The bachelor's degree in sociology that Sgt. Shana Hamilton holds has gone to good use at Aiken County Detention Center, where she has worked as a detention officer for four years.
After all, she says, the 300-inmate jail is, in itself, a small society, with behaviors that can be observed and learned from.
"That's what they taught us in college: to observe people and observe their ways," Sgt. Hamilton says. "Most of the people here don't want to cause trouble - they just want to get out of jail or have somebody hear their story. You've got to do a lot of listening."
Sgt. Hamilton, a 28-year-old single mother of a 3-year-old son, was promoted to sergeant over 15 other candidates in May.
A native of Charleston and a 1997 graduate of the University of South Carolina Aiken, she worked at Helping Hands, a shelter for abused and neglected children, before taking the job at the detention center.
Twelve hours a day, from 7 p.m. to 7 a.m., she roams the "pods" - large rooms encircled by upper-level bunks - seeing to the needs of male and female inmates, from toiletries to paperwork requests, and supervising the jail staff. She balances empathy and authority in her approach to inmates, and she is careful not to condescend or judge.

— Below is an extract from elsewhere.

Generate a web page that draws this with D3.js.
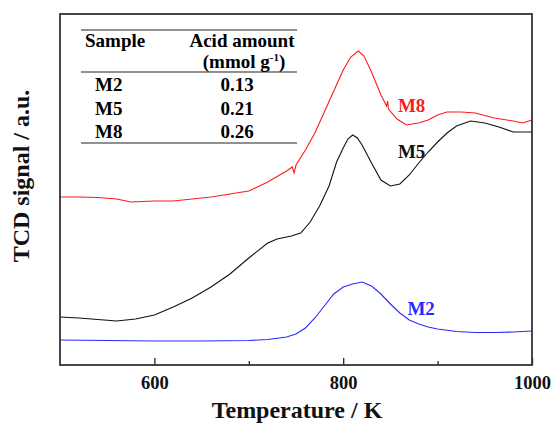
<!DOCTYPE html>
<html>
<head>
<meta charset="utf-8">
<script src="https://cdn.jsdelivr.net/npm/d3@7"></script>
<style>
  body { margin: 0; background: #fff; }
</style>
</head>
<body>
<svg id="chart" width="553" height="425"></svg>
<script>
// TPD profiles, signal in arbitrary units
var tempM2 = [500,550,600,650,700,720,740,750,760,770,780,790,800,810,820,830,840,850,860,870,880,890,900,920,940,960,980,1000];
var sigM2  = [25,24.5,24,24,24.5,25.5,28,31,37,47,59,71,78,81,83,79,71,61,52,45,41,38,36,33.5,32.5,32.5,33,34];

var tempM5 = [500,520,540,560,580,600,620,640,660,680,700,720,730,745,755,765,775,785,793,800,805,810,815,820,830,840,850,860,870,880,890,900,910,920,935,950,965,980,1000];
var sigM5  = [48,47,45.5,44,46,50,58,67,78,91,107,122,126,129,132,143,159,179,203,217,226,230,227,220,202,185,179,181,190,202,213,223,232,239,244,242,238,233,233];

var tempM8 = [500,520,540,560,575,600,620,640,660,680,700,720,740,746,748,750,760,770,780,790,800,808,816,822,830,840,846,847,848,857,867,880,890,900,910,925,940,960,980,990,1000];
var sigM8  = [168,168,167.5,166,163,164,164,166,168,171,174,183,194,198,192,200,215,232,253,274,295,308,314,309,293,270,259,264,256,246,240,242,245,250,253,253,252,247,244,242,245];

var xTicks = [600, 800, 1000];
var xMinor = [700, 900];

var samples = ["M2", "M5", "M8"];
var acid = ["0.13", "0.21", "0.26"];

var FONT = "'Liberation Serif'";

var width = 553, height = 425;
var margin = {left: 60, right: 21, top: 14, bottom: 60};

var svg = d3.select("#chart");

var x = d3.scaleLinear().domain([500, 1000]).range([margin.left, width - margin.right]);
var y = d3.scaleLinear().domain([0, 351]).range([height - margin.bottom, margin.top]);

var line = d3.line()
    .x(function(d) { return x(d[0]); })
    .y(function(d) { return y(d[1]); })
    .curve(d3.curveLinear);

var series = [
  {name: "M2", t: tempM2, s: sigM2, col: "#2a2aff", lx: 868, ly: 50},
  {name: "M5", t: tempM5, s: sigM5, col: "#111", lx: 858, ly: 207},
  {name: "M8", t: tempM8, s: sigM8, col: "#ff1a1a", lx: 858, ly: 253}
];

series.forEach(function(sr) {
  svg.append("path")
    .datum(sr.t.map(function(t, i) { return [t, sr.s[i]]; }))
    .attr("d", line)
    .style("fill", "none")
    .style("stroke", sr.col)
    .attr("stroke-width", 1.1);
  svg.append("text")
    .attr("x", x(sr.lx))
    .attr("y", y(sr.ly))
    .attr("font-size", 19)
    .style("fill", sr.col)
    .text(sr.name);
});

// x axis, ticks pointing inward
var gx = svg.append("g").attr("transform", "translate(0," + y(0) + ")");
gx.call(d3.axisBottom(x).tickValues(xTicks).tickSize(-7).tickPadding(11).tickFormat(d3.format("d")));
gx.append("g").call(d3.axisBottom(x).tickValues(xMinor).tickSize(-4).tickFormat(""));
gx.selectAll(".domain").remove();
gx.selectAll("line").attr("stroke", "#222").attr("stroke-width", 1.3);
gx.selectAll("text").attr("font-size", 18.5).style("fill", "#111");

// frame
svg.append("rect")
  .attr("x", x(500)).attr("y", y(351))
  .attr("width", x(1000) - x(500)).attr("height", y(0) - y(351))
  .style("fill", "none").style("stroke", "#333").attr("stroke-width", 1.8);

svg.append("text")
  .attr("x", 297).attr("y", 418)
  .attr("text-anchor", "middle").attr("font-size", 24)
  .style("fill", "#111")
  .text("Temperature / K");

svg.append("text")
  .attr("transform", "translate(29,176) rotate(-90)")
  .attr("text-anchor", "middle").attr("font-size", 24)
  .style("fill", "#111")
  .text("TCD signal / a.u.");

// inset table
var tb = svg.append("g");
[30, 72, 143].forEach(function(ly) {
  tb.append("line").attr("x1", 81).attr("x2", 297).attr("y1", ly).attr("y2", ly)
    .style("stroke", "#222").attr("stroke-width", 1.2);
});
tb.append("text").attr("x", 85).attr("y", 47).attr("font-size", 19).text("Sample");
tb.append("text").attr("x", 242).attr("y", 47).attr("font-size", 19).attr("text-anchor", "middle").text("Acid amount");
var unit = tb.append("text").attr("x", 244).attr("y", 68).attr("font-size", 19).attr("text-anchor", "middle");
unit.append("tspan").text("(mmol g");
unit.append("tspan").attr("dy", -7).attr("font-size", 11).text("-1");
unit.append("tspan").attr("dy", 7).text(")");
var rowY = [91, 115, 138];
samples.forEach(function(s, i) {
  tb.append("text").attr("x", 95).attr("y", rowY[i]).attr("font-size", 19).text(s);
  tb.append("text").attr("x", 237).attr("y", rowY[i]).attr("font-size", 19).attr("text-anchor", "middle").text(acid[i]);
});

svg.selectAll("text")
  .attr("font-family", null)
  .style("font-family", FONT)
  .style("font-weight", "bold");
</script>
</body>
</html>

"You can't have the attitude that you're better than anyone," Sgt. Hamilton says. "It will show, and they will know. Everything goes a lot smoother when you know how to talk to people. You can know all the security procedures in the world, but if you don't know how to talk to people, it won't work. I can't judge them - that's God's role."

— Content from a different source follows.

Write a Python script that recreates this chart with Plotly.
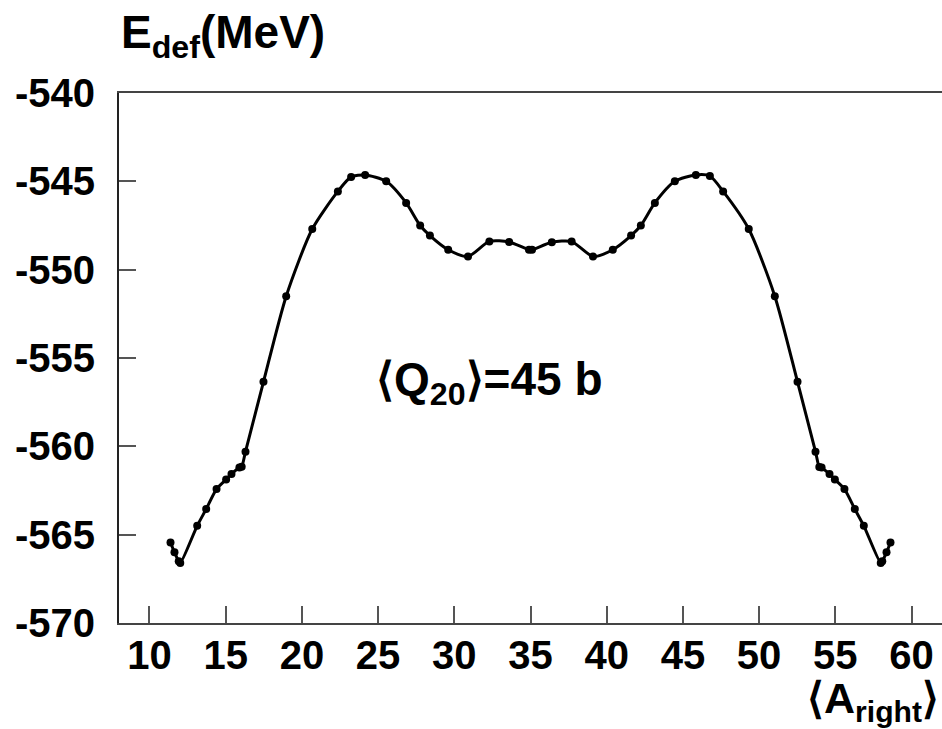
import plotly.graph_objects as go

# ---- data ----
a_right = [11.38, 11.64, 11.92, 12.02, 13.13, 13.72, 14.40, 15.03, 15.38, 15.90,
           16.05, 16.30, 17.48, 18.97, 20.68, 22.36, 23.23, 24.15, 25.53, 26.84,
           27.76, 28.40, 29.60, 30.90, 32.30, 33.60,
           34.90, 35.10,
           36.40, 37.70, 39.10, 40.40, 41.60, 42.24, 43.16, 44.47, 45.85, 46.77,
           47.64, 49.32, 51.03, 52.52, 53.70, 53.95, 54.10, 54.62, 54.97, 55.60,
           56.28, 56.87, 57.98, 58.08, 58.36, 58.62]
e_def = [-565.44, -566.00, -566.50, -566.60, -564.50, -563.55, -562.42, -561.88, -561.57, -561.20,
         -561.15, -560.30, -556.35, -551.50, -547.70, -545.57, -544.75, -544.64, -545.00, -546.22,
         -547.50, -548.07, -548.87, -549.25, -548.40, -548.43,
         -548.87, -548.87,
         -548.45, -548.41, -549.25, -548.87, -548.07, -547.50, -546.22, -545.00, -544.64, -544.70,
         -545.57, -547.70, -551.50, -556.35, -560.30, -561.17, -561.20, -561.57, -561.88, -562.42,
         -563.55, -564.50, -566.60, -566.50, -566.00, -565.44]

x_ticks = [10, 15, 20, 25, 30, 35, 40, 45, 50, 55, 60]
x_ticktext = ["10", "15", "20", "25", "30", "35", "40", "45", "50", "55", "60"]
y_ticks = [-570, -565, -560, -555, -550, -545, -540]
y_ticktext = ["-570", "-565", "-560", "-555", "-550", "-545", "-540"]

W, H = 942, 729
L, R, T, B = 119, 0, 93, 106
PW, PH = W - L - R, H - T - B


def px(x):
    return (x - L) / PW


def py(y):
    return (H - B - y) / PH


FONT = "Liberation Sans, Arial, Helvetica, sans-serif"

fig = go.Figure()
fig.add_trace(go.Scatter(
    x=a_right, y=e_def, mode="lines+markers",
    line=dict(color="black", width=3, shape="spline", smoothing=0.7),
    marker=dict(color="black", size=8),
    showlegend=False,
))

fig.update_layout(
    width=W, height=H,
    margin=dict(l=L, r=R, t=T, b=B),
    paper_bgcolor="white", plot_bgcolor="white",
    font=dict(family=FONT, color="black"),
    xaxis=dict(
        range=[8, 62], tickmode="array", tickvals=x_ticks, ticktext=x_ticktext,
        ticks="inside", ticklen=17, tickwidth=1.5, tickcolor="#555",
        showline=True, linecolor="#444", linewidth=2, mirror=True,
        showgrid=False, zeroline=False,
        tickfont=dict(family=FONT, size=40, color="black", weight="bold"),
        ticklabelstandoff=-4,
    ),
    yaxis=dict(
        range=[-570, -540], tickmode="array", tickvals=y_ticks, ticktext=y_ticktext,
        ticks="inside", ticklen=17, tickwidth=1.5, tickcolor="#555",
        showline=True, linecolor="#222", linewidth=2,
        showgrid=False, zeroline=False,
        tickfont=dict(family=FONT, size=40, color="black", weight="bold"),
        ticklabelstandoff=14,
    ),
    annotations=[
        dict(text="<b>E<sub>def</sub>(MeV)</b>", xref="paper", yref="paper",
             x=px(119), y=py(36), xanchor="left", yanchor="middle", showarrow=False,
             font=dict(family=FONT, size=46, color="black")),
        dict(text="<b>\u27e8Q<sub>20</sub>\u27e9=45 b</b>", xref="paper", yref="paper",
             x=px(374), y=py(382), xanchor="left", yanchor="middle", showarrow=False,
             font=dict(family=FONT, size=46, color="black")),
        dict(text="<b>\u27e8A<sub>right</sub>\u27e9</b>", xref="paper", yref="paper",
             x=px(941), y=py(701), xanchor="right", yanchor="middle", showarrow=False,
             font=dict(family=FONT, size=43, color="black")),
    ],
)

fig.write_html("out.html")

Sgt. Hamilton has watched people go through changes behind bars - losing family members, seeing spouses or children abandon them. Having lived what she calls a "sheltered" life as a globe-trotting Army brat, she was shocked at first by the sight of men and women going through the agony of drug and alcohol withdrawals.
"You see a lot in here," she says.
Balancing the roles of single mother and supervising officer can be tough, Sgt. Hamilton says. She prefers to keep her "home at home" and "work at work."
Each day, she says a prayer before reporting for duty.
"It helps guide my words and actions," she says.
While she agrees that working in a jail isn't for everybody, and she wasn't too sure early on that it was for her, Sgt. Hamilton says: "I love it. It keeps me busy. There's hardly ever a dull moment."
FAMILY: Son, Bryson, 3
BACKGROUND: The oldest daughter of a career Army man, she was raised "around the world," including three stays in Germany. Most of her immediate family lives in Charleston, S.C., and Fayetteville, N.C. She earned a bachelor's degree in sociology at University of South Carolina Aiken in 1997.
QUOTE: "I leave my work at work and my home at home because you cannot bring your problems to work."